EncryptFlow is compatible with data generation in resource-constrained devices, with the data encryption module taking up less than 10kB of ROM and requiring 2kB of RAM in total. At the same time, a compact key manager can provision (hundreds of) thousands of such data encryption modules with initial keys and subsequent reconstruct decryption keys. Combined with cryptography, EncryptFlow ensures integrity of both the data being shared and the full exchange. Thanks to portable microledgers, the technology can be used on its own, or integrated with a distributed ledger or trusted execution environments for various tradeoffs between data protection guarantees, overhead, and portability.

CSEM’s proposed solution is a low-footprint Trusted Anchor (TAn) (hard macro and associated firmware) offering state-of-the-art cryptographic accelerators designed to resist low-skilled to medium-level attacks (e.g., AVA_VAN2/3) throughout the lifespan of a typical low-cost IoT solution.

Our RISC-V-based TAn primarily targets applications where resources are scarce, such that conventional defenses against power analysis and other side channel attacks would be prohibitively costly, delivering more aggressive, yet well-analyzed cost-security trade-offs.

The TAn is designed to be future-proof from the ground up. This includes acceleration of Post-Quantum secure cryptography and, and, unlike conventional secure elements, fully embraces the support of both firmware updates and partial hardware reconfiguration, in alignment with the paradigm of crypto-agility. As a result, our TAn embeds the necessary tools to secure IoT solutions over a long life span (≥ 20 years). We would love to hear your thoughts!

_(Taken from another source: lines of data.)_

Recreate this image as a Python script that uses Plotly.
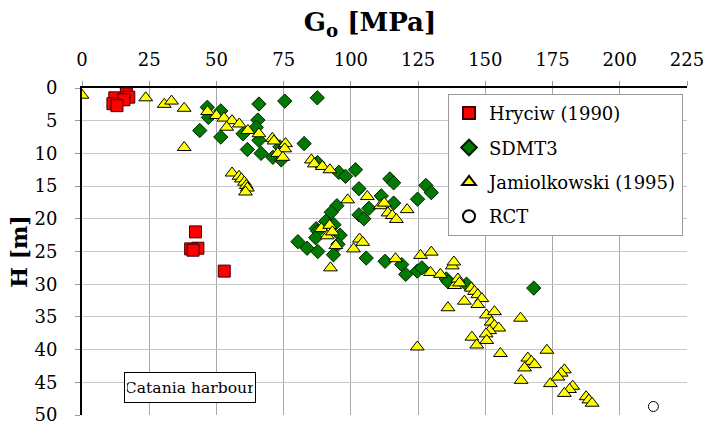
import plotly.graph_objects as go

# Hryciw (1990)
hryciw_G = [12.2, 16.5, 17.4, 15.6, 11.5, 13.0, 42.2, 43.1, 40.4, 41.3, 52.9]
hryciw_H = [1.5, 0.9, 1.4, 1.8, 2.4, 2.7, 22.0, 24.5, 24.6, 24.8, 28.0]

# SDMT3
sdmt_G = [65.8, 75.4, 87.5, 46.6, 51.6, 47.0, 43.8, 51.6, 65.4, 64.8, 59.9, 65.8,
          61.5, 66.6, 71.0, 73.6, 74.1, 82.6, 87.6, 95.5, 98.0, 101.7, 114.5, 115.9,
          127.9, 129.9, 103.0, 111.3, 115.9, 124.8, 94.8, 92.7, 106.7, 103.0, 104.8,
          90.6, 93.7, 87.1, 87.7, 86.9, 96.0, 95.2, 80.3, 83.7, 87.7, 93.5, 105.7,
          112.7, 118.9, 120.4, 124.7, 126.4, 135.5, 136.1, 143.0, 168.0]
sdmt_H = [2.45, 2.0, 1.5, 2.95, 3.5, 4.5, 6.5, 7.5, 4.9, 6.0, 7.0, 8.0,
          9.4, 10.0, 10.6, 9.0, 11.0, 8.5, 11.4, 12.9, 13.5, 12.5, 13.9, 14.5,
          14.9, 16.0, 15.4, 16.5, 17.6, 17.0, 18.0, 19.0, 18.4, 19.4, 20.0,
          20.4, 20.9, 21.5, 21.9, 22.9, 22.5, 23.9, 23.5, 24.5, 25.0, 25.5, 26.0,
          26.5, 27.0, 28.5, 28.0, 27.5, 29.2, 29.6, 30.0, 30.6]

# Jamiolkowski (1995)
jam_G = [0.0, 23.7, 30.6, 33.3, 38.0, 38.0, 46.7, 50.0, 52.8, 55.8, 53.8, 58.5,
         61.7, 65.8, 70.8, 71.4, 75.7, 75.4, 72.8, 74.7, 85.3, 86.4, 89.4, 92.2,
         55.8, 58.4, 59.3, 60.4, 61.1, 61.5, 60.8, 98.8, 106.1, 111.0, 112.4, 113.8,
         115.4, 116.9, 120.9, 89.0, 91.2, 92.1, 93.1, 94.4, 92.4, 101.0, 103.2, 104.4,
         116.6, 125.9, 129.9, 129.6, 133.3, 137.7, 138.3, 138.6, 139.8, 140.4, 142.2,
         136.1, 144.8, 146.0, 147.2, 148.7, 147.2, 150.4, 153.4, 152.2, 153.4, 155.0,
         151.6, 150.3, 145.0, 146.8, 150.5, 155.6, 163.1, 124.7, 172.9, 165.8, 167.1,
         168.3, 164.6, 163.3, 174.2, 179.4, 178.2, 177.0, 182.5, 181.3, 179.4, 187.5,
         188.5, 189.7]
jam_H = [1.1, 1.5, 2.5, 2.0, 3.1, 9.1, 3.6, 4.2, 4.6, 5.0, 6.0, 5.5,
         6.5, 7.0, 7.7, 8.1, 8.5, 9.3, 10.0, 10.6, 11.0, 11.6, 12.0, 12.5,
         13.0, 13.5, 13.9, 14.4, 14.9, 15.3, 15.9, 17.1, 16.6, 18.0, 17.6, 19.1,
         19.5, 20.1, 18.6, 21.5, 22.6, 21.0, 22.0, 24.1, 27.5, 24.6, 23.1, 23.6,
         26.1, 25.6, 25.1, 28.2, 28.5, 27.2, 26.6, 30.2, 29.2, 29.8, 32.6,
         33.6, 30.6, 31.1, 31.6, 32.2, 33.1, 34.7, 34.2, 35.8, 36.3, 36.7,
         37.1, 37.6, 38.1, 39.3, 38.6, 40.6, 35.2, 39.6, 40.1, 41.3, 41.8,
         42.3, 42.8, 44.7, 45.2, 43.1, 43.6, 44.2, 45.6, 46.1, 46.7, 47.2,
         47.7, 48.2]

# RCT
rct_G = [212.5]
rct_H = [48.7]

x_ticks = [0, 25, 50, 75, 100, 125, 150, 175, 200, 225]
y_ticks = [0, 5, 10, 15, 20, 25, 30, 35, 40, 45, 50]

FONT = "DejaVu Serif"

fig = go.Figure()
fig.add_trace(go.Scatter(x=hryciw_G, y=hryciw_H, mode="markers", name="Hryciw (1990)",
                         legendgroup="g1",
                         marker=dict(symbol="square", size=12, color="#ff0000",
                                     line=dict(color="#400000", width=1))))
fig.add_trace(go.Scatter(x=sdmt_G, y=sdmt_H, mode="markers", name="SDMT3",
                         legendgroup="g2",
                         marker=dict(symbol="diamond", size=11, color="#007a00",
                                     line=dict(color="#002000", width=1))))
fig.add_trace(go.Scatter(x=jam_G, y=jam_H, mode="markers", name="Jamiolkowski (1995)",
                         legendgroup="g3",
                         marker=dict(symbol="triangle-up", size=12, color="#ffff00",
                                     line=dict(color="#000000", width=1))))
fig.add_trace(go.Scatter(x=rct_G, y=rct_H, mode="markers", name="RCT",
                         legendgroup="g4",
                         marker=dict(symbol="circle", size=10, color="#ffffff",
                                     line=dict(color="#000000", width=1))))

fig.add_annotation(x=40, y=45.8, xref="x", yref="y", text="Catania harbour",
                   showarrow=False, font=dict(family=FONT, size=15.6, color="black"),
                   width=126, height=25,
                   bordercolor="black", borderwidth=1, borderpad=2, bgcolor="white")

fig.update_layout(
    width=704, height=425,
    margin=dict(l=82, r=17, t=88, b=10),
    paper_bgcolor="white", plot_bgcolor="white",
    font=dict(family=FONT, size=18, color="black"),
    title=dict(text="<b>G<sub>o</sub> [MPa]</b>", x=0.476, xanchor="center",
               xref="paper", y=0.948, yanchor="middle",
               font=dict(family=FONT, size=26, color="black")),
    legend=dict(x=0.605, y=0.982, xanchor="left", yanchor="top",
                bordercolor="#999999", borderwidth=1, bgcolor="white",
                font=dict(family=FONT, size=18, color="black"),
                itemwidth=30, itemsizing="constant",
                traceorder="grouped", tracegroupgap=8),
)
fig.update_xaxes(side="top", range=[0, 225], tickvals=x_ticks, automargin=False,
                 showgrid=True, gridcolor="#a8a8a8", gridwidth=1,
                 showline=True, linecolor="black", linewidth=2,
                 ticks="outside", ticklen=5, tickcolor="#999999",
                 ticklabelstandoff=8, ticklabeloverflow="allow",
                 zeroline=False, tickfont=dict(family=FONT, size=18))
fig.update_yaxes(range=[50, 0], tickvals=y_ticks, automargin=False,
                 showgrid=True, gridcolor="#c8c8c8", gridwidth=1,
                 showline=True, linecolor="black", linewidth=2,
                 ticks="outside", ticklen=5, tickcolor="#999999",
                 ticklabelstandoff=14, ticklabeloverflow="allow",
                 zeroline=False, tickfont=dict(family=FONT, size=18),
                 title=dict(text="<b>H [m]</b>", font=dict(family=FONT, size=22), standoff=1))

fig.write_html("out.html", config={"displayModeBar": False},
               post_script="document.body.style.margin='0px';")
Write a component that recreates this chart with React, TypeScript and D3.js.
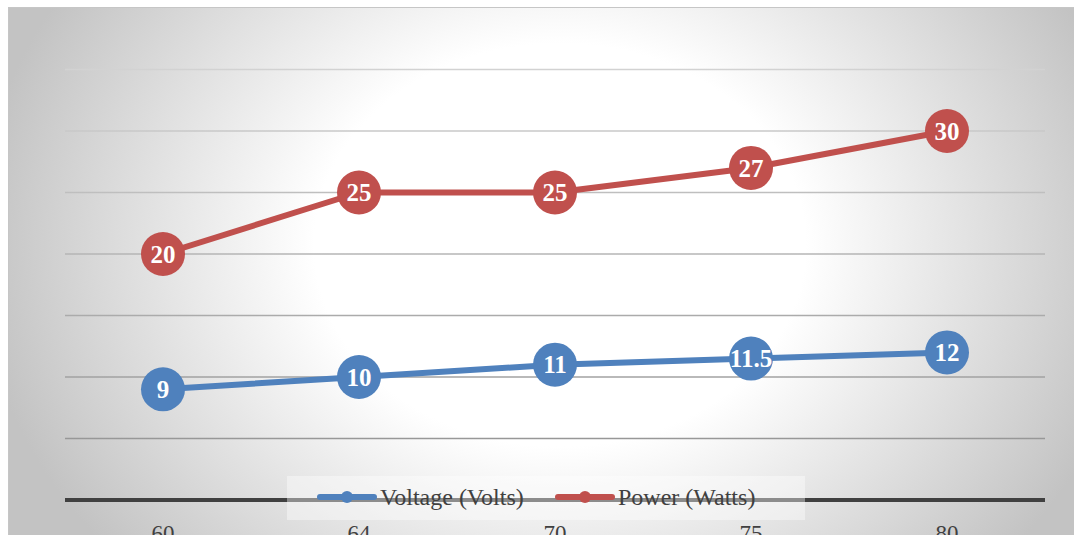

To support PQC transition in legacy systems and COTS platforms, a software variant of the TAn relying on platform SW isolation features, such as ARM TrustZoneM, is being developed as well. It packs all the essential features of post-quantum-security and crypto-agility but lacks the low-overhead side-channel defenses, the acceleration capabilities, and enhanced isolation of the hardware-base TAn incarnation.